La más brillante estirpe del conocimiento de la Grecia antigua, transmitida y refinada de maestro a alumno -Sócrates a Platón y Platón a Aristóteles- trajo hasta nuestros días la identificación de la luz con la consciencia de las cosas. La consciencia representa a la luz, su ausencia a la oscuridad. Y solo bajo el foco de luz que nos permite tomar consciencia de las cosas podemos alumbrar nuestro conocimiento y nuestra comprensión de nosotros mismos y del entorno que conforma nuestro derredor físico, emocional y espiritual. Platón lo explicó platónicamente bien con su Alegoría de la Caverna.
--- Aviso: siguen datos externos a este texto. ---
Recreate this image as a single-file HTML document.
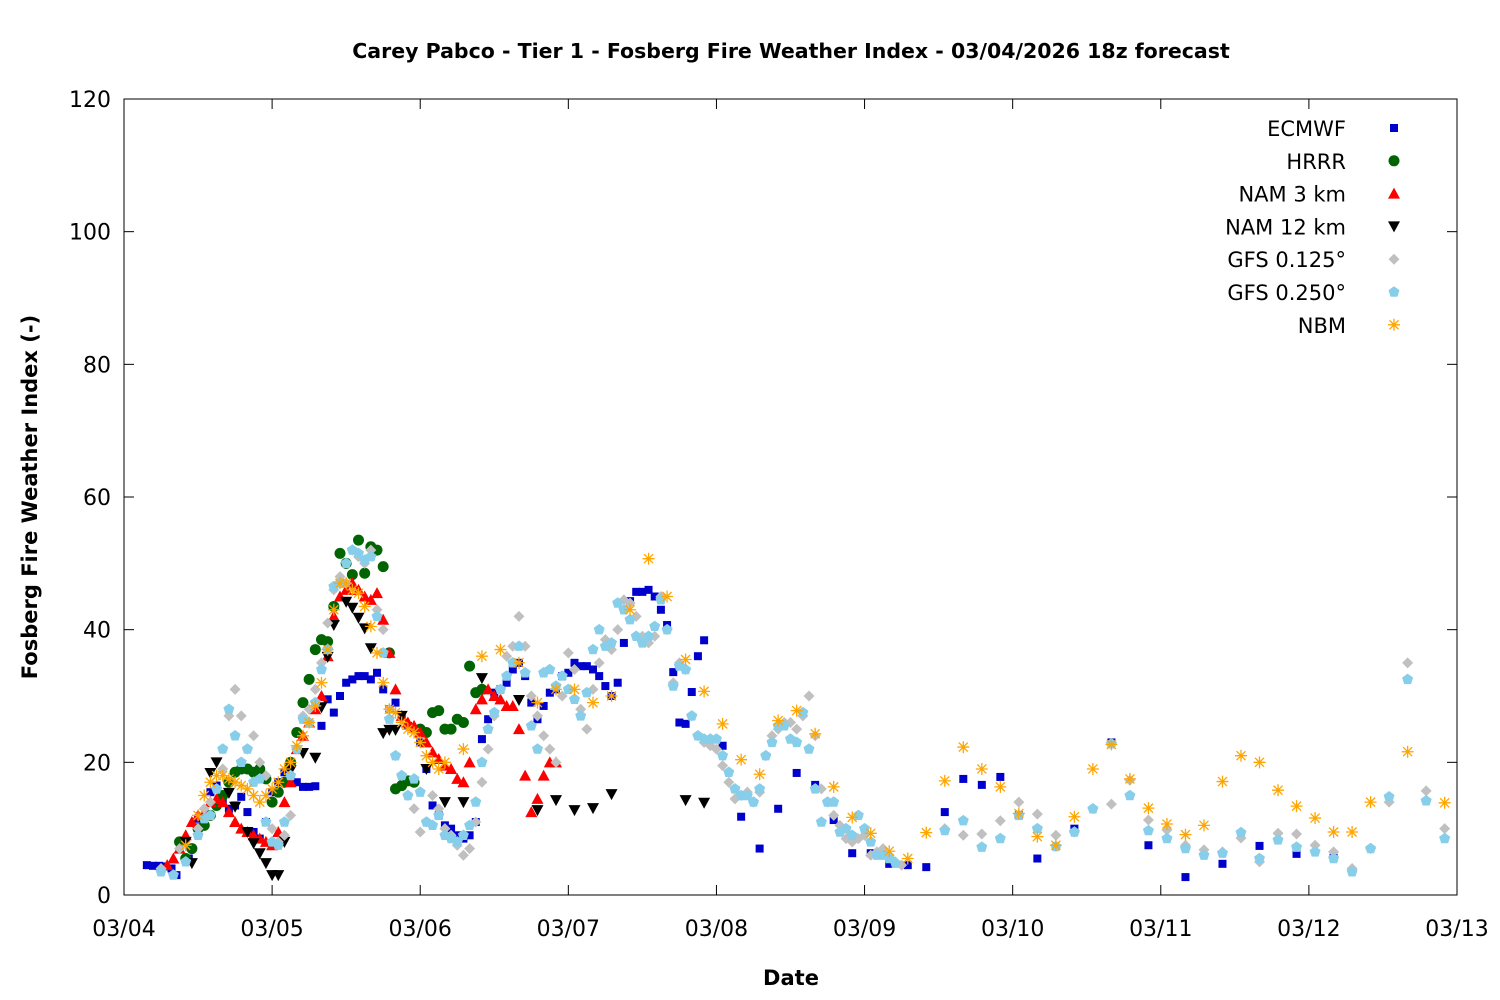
<!DOCTYPE html>
<html><head><meta charset="utf-8"><style>
body{margin:0;background:#fff}
svg{display:block;font-family:"DejaVu Sans","Liberation Sans",sans-serif}
</style></head><body>
<svg id="chart" width="1500" height="1000">
<rect width="1500" height="1000" fill="#fff"/>
<text x="791" y="58" text-anchor="middle" font-size="20.5" font-weight="bold">Carey Pabco - Tier 1 - Fosberg Fire Weather Index - 03/04/2026 18z forecast</text>
<text x="791" y="985" text-anchor="middle" font-size="21" font-weight="bold">Date</text>
<text transform="translate(37,497) rotate(-90)" text-anchor="middle" font-size="21" font-weight="bold">Fosberg Fire Weather Index (-)</text>
<g id="axes"></g><g id="marks"></g><g id="legend"></g>
</svg>
<script>
const xTickLabels=["03/04","03/05","03/06","03/07","03/08","03/09","03/10","03/11","03/12","03/13"];
const yTicks=[0,20,40,60,80,100,120];
const seriesNames=["ECMWF","HRRR","NAM 3 km","NAM 12 km","GFS 0.125°","GFS 0.250°","NBM"];
const ecmwf=[[3.7,4.5],[4.7,4.4],[5.7,4.4],[6.7,4.3],[7.7,4.0],[8.5,3.0],[10.5,5.5],[12,11.5],[14,15.5],[15,16.5],[16,14],[17,13],[18,13.5],[19,14.8],[20,12.5],[21,9.5],[22,8.5],[23,11],[24,15.5],[25,17],[26,18.5],[27,17.5],[28,17],[29,16.3],[30,16.3],[31,16.4],[32,25.5],[33,29.5],[34,27.5],[35,30],[36,32],[37,32.5],[38,33],[39,33],[40,32.5],[41,33.5],[42,31],[43,28],[44,29],[45,27],[46,25.5],[47,25],[48,23],[49,19],[50,13.5],[51,12],[52,10.5],[53,10],[54,9],[55,8.5],[56,9],[57,11],[58,23.5],[59,26.5],[60,30.5],[61,31],[62,32],[63,34],[64,35],[65,33],[66,29],[67,26.5],[68,28.5],[69,30.5],[70,31],[71,33],[72,33.5],[73,35],[74,34.5],[75,34.5],[76,34],[77,33],[78,31.5],[79,30],[80,32],[81,38],[82,44.3],[83,45.7],[84,45.7],[85,46],[86,45],[87,43],[88,40.7],[89,33.6],[90,26],[91,25.8],[92,30.6],[93,36],[94,38.4],[97,22.5],[100,11.8],[103,7],[106,13],[109,18.4],[112,16.6],[115,11.3],[118,6.3],[121,6.3],[124,4.7],[127,4.5],[130,4.2],[133,12.5],[136,17.5],[139,16.6],[142,17.8],[145,12],[148,5.5],[154,10],[160,23],[166,7.5],[172,2.7],[178,4.7],[184,7.4],[190,6.2],[196,5.6]];
const hrrr=[[9,8],[10,5.5],[11,7],[12,10],[13,10.5],[14,12],[15,13.5],[16,15],[17,17],[18,18.5],[19,19],[20,19],[21,18.5],[22,19],[23,17.5],[24,14],[25,15.5],[26,17],[27,20],[28,24.5],[29,29],[30,32.5],[31,37],[32,38.5],[33,38.2],[34,43.5],[35,51.5],[36,50],[37,48.3],[38,53.5],[39,48.5],[40,52.5],[41,52],[42,49.5],[43,36.5],[44,16],[45,16.5],[46,17.2],[47,17],[48,25],[49,24.5],[50,27.5],[51,27.8],[52,25],[53,25],[54,26.5],[55,26],[56,34.5],[57,30.5],[58,31]];
const nam3=[[7,4.5],[8,5.5],[9,7],[10,9],[11,11],[12,12],[13,12.5],[14,14],[15,14.5],[16,14],[17,12.5],[18,11],[19,10],[20,9.5],[21,9],[22,8.5],[23,8],[24,7.5],[25,9.5],[26,14],[27,17],[28,22],[29,24],[30,26],[31,28],[32,30],[33,36],[34,42],[35,45],[36,46],[37,47],[38,46],[39,45],[40,44.5],[41,45.5],[42,41.5],[43,36.5],[44,31],[45,27],[46,26],[47,25.5],[48,24.5],[49,23],[50,21.5],[51,20.5],[52,19.5],[53,19],[54,17.5],[55,17],[56,20],[57,28],[58,29.5],[59,31],[60,30],[61,29.5],[62,28.5],[63,28.5],[64,25],[65,18],[66,12.5],[67,14.5],[68,18],[69,20],[70,20]];
const nam12=[[10,8],[11,4.8],[14,18.4],[15,20],[17,15.4],[18,13.3],[20,9.5],[21,7.8],[22,6.3],[23,4.8],[24,3],[25,3],[26,8],[27,18.8],[29,21.4],[31,20.7],[32,28.3],[33,35.9],[34,40.7],[36,44.2],[37,43.3],[38,41.8],[39,40.2],[40,37.2],[42,24.4],[43,24.9],[44,24.9],[45,27],[49,19],[52,14],[55,14],[58,32.7],[64,29.4],[67,12.8],[70,14.3],[73,12.8],[76,13.1],[79,15.2],[85,38.6],[91,14.3],[94,13.9]];
const gfs125=[[6,4],[9,7],[12,10],[13,13],[14,14],[15,16],[16,19],[17,27],[18,31],[19,27],[20,22],[21,24],[22,20],[23,18],[24,10],[25,8],[26,9],[27,12],[28,22],[29,27],[30,28],[31,31],[32,35],[33,41],[34,46],[35,48],[36,47],[37,52],[38,51],[39,50],[40,52],[41,43],[42,40],[43,28],[44,21],[45,18],[46,15],[47,13],[48,9.5],[49,11],[50,15],[51,13],[52,10],[53,9],[54,7.5],[55,6],[56,7],[57,11],[58,17],[59,22],[60,27],[61,31],[62,36],[63,37.5],[64,42],[65,37.5],[66,30],[67,27],[68,24],[69,22],[70,20],[71,30],[72,36.5],[73,34],[74,28],[75,25],[76,31],[77,35],[78,38.5],[79,37],[80,40],[81,44.5],[82,44],[83,42],[84,39],[85,38],[86,39],[87,45],[88,40],[89,32],[90,35],[91,34],[92,27],[93,24],[94,23],[95,22.5],[96,22],[97,19.5],[98,17],[99,14.5],[100,15],[101,15.5],[102,14],[103,15.5],[104,21],[105,24],[106,25],[107,26],[108,26],[109,25],[110,27],[111,30],[112,24],[113,16],[114,14],[115,12],[116,10.5],[117,8.5],[118,8],[119,8.5],[120,9],[121,6],[122,6.5],[123,7],[124,6],[125,5],[126,4.5],[133,10],[136,9],[139,9.2],[142,11.2],[145,14],[148,12.2],[151,9],[154,9.5],[157,13],[160,13.7],[163,17.3],[166,11.3],[169,9.8],[172,7.5],[175,6.8],[178,6.5],[181,8.6],[184,5],[187,9.3],[190,9.2],[193,7.5],[196,6.5],[199,4],[202,7],[205,14],[208,35],[211,15.7],[214,10]];
const gfs250=[[6,3.5],[8,3],[10,5],[12,9],[13,11.5],[14,12],[15,16],[16,22],[17,28],[18,24],[19,20],[20,22],[21,17],[22,17.5],[23,11],[24,8],[25,7.5],[26,11],[27,18],[28,22],[29,26.5],[30,26],[31,29],[32,34],[33,37],[34,46.5],[35,47],[36,50],[37,52],[38,51.5],[39,50.5],[40,51],[41,42],[42,36.5],[43,26.5],[44,21],[45,18],[46,15],[47,17.5],[48,15.5],[49,11],[50,10.5],[51,12],[52,9],[53,8.5],[54,8],[55,9],[56,10.5],[57,14],[58,20],[59,25],[60,27.5],[61,31],[62,33],[63,35],[64,37.5],[65,33.5],[66,25.5],[67,22],[68,33.5],[69,34],[70,31.5],[71,33],[72,31],[73,29.5],[74,27],[75,30.5],[76,37],[77,40],[78,37.5],[79,38],[80,44],[81,43],[82,41.5],[83,39],[84,38],[85,39],[86,40.5],[87,44.5],[88,40],[89,31.5],[90,34.5],[91,34],[92,27],[93,24],[94,23.5],[95,23.5],[96,23.5],[97,21],[98,18.5],[99,16],[100,15],[101,15],[102,14],[103,16],[104,21],[105,23],[106,25.5],[107,25.5],[108,23.5],[109,23],[110,27.5],[111,22],[112,16],[113,11],[114,14],[115,14],[116,9.5],[117,10],[118,9],[119,12],[120,10],[121,8],[122,6],[123,6],[124,5.5],[125,4.8],[133,9.7],[136,11.2],[139,7.2],[142,8.5],[145,12],[148,10],[151,7.3],[154,9.5],[157,13],[160,22.8],[163,15],[166,9.7],[169,8.5],[172,7],[175,6],[178,6.3],[181,9.4],[184,5.5],[187,8.3],[190,7.2],[193,6.5],[196,5.5],[199,3.5],[202,7],[205,14.8],[208,32.5],[211,14.2],[214,8.5]];
const nbm=[[10,7.5],[12,12],[13,15],[14,17],[15,18],[16,18],[17,17.5],[18,17],[19,16.5],[20,16],[21,15],[22,14],[23,15],[24,16],[25,17],[26,19],[27,20],[28,22.5],[29,24],[30,26],[31,28.5],[32,32],[33,37],[34,43],[35,47],[36,47],[37,46],[38,45.5],[39,43.5],[40,40.5],[41,36.5],[42,32],[43,28],[44,27.5],[45,26],[46,25],[47,24.5],[48,23],[49,21],[50,20],[51,19],[52,20],[55,22],[58,36],[61,37],[64,35],[67,29],[70,31],[73,31],[76,29],[79,30],[82,43],[85,50.7],[88,45],[91,35.5],[94,30.7],[97,25.8],[100,20.4],[103,18.2],[106,26.3],[109,27.8],[112,24.3],[115,16.3],[118,11.7],[121,9.3],[124,6.6],[127,5.5],[130,9.4],[133,17.2],[136,22.3],[139,19],[142,16.3],[145,12.3],[148,8.8],[151,7.5],[154,11.8],[157,19],[160,22.7],[163,17.5],[166,13.1],[169,10.7],[172,9.1],[175,10.5],[178,17.1],[181,21],[184,20],[187,15.8],[190,13.4],[193,11.6],[196,9.5],[199,9.5],[202,14],[208,21.6],[214,13.9]];

const X0=124,X1=1457,Y0=895,Y1=99;
function xs(h){return X0+(X1-X0)*h/216;}
function ys(v){return Y0-(Y0-Y1)*v/120;}
const NS="http://www.w3.org/2000/svg";
function mk(tag,attrs,parent){const e=document.createElementNS(NS,tag);for(const k in attrs)e.setAttribute(k,attrs[k]);parent.appendChild(e);return e;}
const axes=document.getElementById('axes');
const frame=mk('rect',{x:X0,y:Y1,width:X1-X0,height:Y0-Y1,fill:'none',stroke:'#000','stroke-width':1},axes);


xTickLabels.forEach((l,i)=>{const x=xs(i*24);
 mk('line',{x1:x,x2:x,y1:Y0,y2:Y0-10,stroke:'#000'},axes);
 mk('line',{x1:x,x2:x,y1:Y1,y2:Y1+10,stroke:'#000'},axes);
 const t=mk('text',{x:x,y:Y0+41,'text-anchor':'middle','font-size':22},axes);t.textContent=l;
 
 });
yTicks.forEach(v=>{const y=ys(v);
 mk('line',{x1:X0,x2:X0+10,y1:y,y2:y,stroke:'#000'},axes);
 mk('line',{x1:X1,x2:X1-10,y1:y,y2:y,stroke:'#000'},axes);
 const t=mk('text',{x:X0-13,y:y+8,'text-anchor':'end','font-size':22},axes);t.textContent=v;
 
 });

function marker(kind,x,y,p){
 let e;
 if(kind==0)e=mk('rect',{x:x-4,y:y-4,width:8,height:8,fill:'#0000cc'},p);
 else if(kind==1)e=mk('circle',{cx:x,cy:y,r:5.5,fill:'#006400'},p);
 else if(kind==2)e=mk('polygon',{points:`${x},${y-6} ${x-6},${y+5} ${x+6},${y+5}`,fill:'#ff0000'},p);
 else if(kind==3)e=mk('polygon',{points:`${x},${y+6} ${x-6},${y-5} ${x+6},${y-5}`,fill:'#000'},p);
 else if(kind==4)e=mk('polygon',{points:`${x},${y-5.5} ${x+5.5},${y} ${x},${y+5.5} ${x-5.5},${y}`,fill:'#c0c0c0'},p);
 else if(kind==5){let pts=[];for(let i=0;i<5;i++){const a=-Math.PI/2+i*2*Math.PI/5;pts.push((x+5.8*Math.cos(a)).toFixed(1)+','+(y+5.8*Math.sin(a)).toFixed(1));}
  e=mk('polygon',{points:pts.join(' '),fill:'#87ceeb'},p);}
 else {e=mk('path',{d:`M${x-6},${y}H${x+6}M${x},${y-6}V${y+6}M${x-4.5},${y-4.5}L${x+4.5},${y+4.5}M${x-4.5},${y+4.5}L${x+4.5},${y-4.5}`,stroke:'#ffa500','stroke-width':1.3,fill:'none'},p);}
 return e;
}
const marks=document.getElementById('marks');
const allSeries=[ecmwf,hrrr,nam3,nam12,gfs125,gfs250,nbm];
const serNames=["ecmwf","hrrr","nam-3km","nam-12km","gfs-0125","gfs-0250","nbm"];
allSeries.forEach((s,k)=>{const g=mk('g',{},marks);
 
 
 s.forEach(d=>{const e=marker(k,xs(d[0]),ys(d[1]),g);
  
  });});
const leg=document.getElementById('legend');
seriesNames.forEach((n,i)=>{const y=128+i*32.8;
 const g=mk('g',{},leg);
 
 
 const t=mk('text',{x:1346,y:y+8,'text-anchor':'end','font-size':21},g);t.textContent=n;
 marker(i,1394,y,g);});
</script>
</body></html>
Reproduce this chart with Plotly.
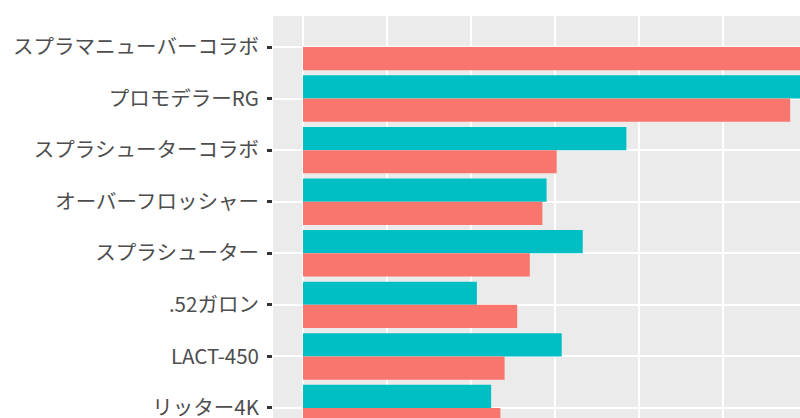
import plotly.graph_objects as go

categories = ["スプラマニューバーコラボ", "プロモデラーRG", "スプラシューターコラボ",
              "オーバーフロッシャー", "スプラシューター", ".52ガロン", "LACT-450", "リッター4K"]
teal_values = [None, 6.6, 3.85, 2.90, 3.33, 2.07, 3.08, 2.24]
red_values = [7.14, 5.80, 3.02, 2.85, 2.70, 2.55, 2.40, 2.35]

TEAL = "#00BFC4"
RED = "#F8766D"

fig = go.Figure()
fig.add_trace(go.Bar(y=categories, x=teal_values, orientation="h",
                     marker=dict(color=TEAL, line=dict(width=0)), name="B"))
fig.add_trace(go.Bar(y=categories, x=red_values, orientation="h",
                     marker=dict(color=RED, line=dict(width=0)), name="A"))

fig.update_layout(
    width=800, height=418,
    margin=dict(l=273, r=0, t=16, b=0, pad=0, autoexpand=False),
    paper_bgcolor="white", plot_bgcolor="#EBEBEB",
    barmode="group", bargap=0.1, bargroupgap=0,
    showlegend=False,
    font=dict(family="Noto Sans CJK JP", color="#4D4D4D"),
)
fig.update_xaxes(range=[-30/84, (800 - 303)/84], dtick=1, tick0=0,
                 showgrid=True, gridcolor="white", gridwidth=1.8,
                 zeroline=False, showticklabels=False, ticks="", showline=False,
                 automargin=False)
fig.update_yaxes(type="category", categoryorder="array", categoryarray=categories,
                 range=[(418 - 47)/51.57, -31/51.57],
                 showgrid=True, gridcolor="white", gridwidth=1.8,
                 ticks="outside", ticklen=5, tickwidth=2.5, tickcolor="#333333",
                 tickfont=dict(size=20.5, color="#4D4D4D", family="Noto Sans CJK JP"),
                 ticklabelstandoff=4, showline=False, zeroline=False,
                 automargin=False)

fig.write_html(
    "out.html",
    config={"displayModeBar": False},
    post_script="document.body.style.margin='0';document.body.style.overflow='hidden';",
)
Decía Platón que «es fácil comprender a un niño que tiene miedo de la oscuridad, y que la tragedia de la vida ocurre cuando los hombres tenemos miedo a la luz». Ciertamente, la consciencia, la verdadera consciencia, acongojona al más pintado.

Las fechas, los mitos, la inercia de la costumbre y el animálculo asesino que ha venido a zangolotearnos andan poniendo a prueba nuestras consciencias, una a una y todas juntas. Por ejemplo, por parte de la autoridad, el gustito que deja el sentirnos dioses por un instante, aunque solo sea subconscientemente, cuando ordenamos lo de ¡hágase la luz! y pulsando un silente botón la luz navideña se hace, es arrebatadoramente tentador.

De igual manera, esa tentadora autobula que nos otorgamos la tribu de la ciudadanía a base de peligrosas mentirijillas que anestesian la consciencia, como, por ejemplo, «total, qué va a pasar», «este año no habrá tanta afluencia», «Tarzán es fuerte», «un verdadero malagueño no deja a su alcalde solo»..., nos empuja a olvidarnos de la realidad. Pero la realidad, como el pasado, siempre vuelve.

En síntesis, mala idea la de haber gestualmente intentado reinterpretar la paremia oriental de «más vale encender una vela que maldecir la oscuridad» pretendiendo que la oscuridad era el innombrable bicho y la luz nuestro disparo de salida de las fiestas navideñas en forma de alumbrado.

Decía Napoleón que «si hacemos una tontería, al menos que sirva para algo». Rezo para que ese algo no nos llegue esta vez en forma de «vamos a por la tercera», como las sevillanas, pero esta vez en forma de ola pandémica.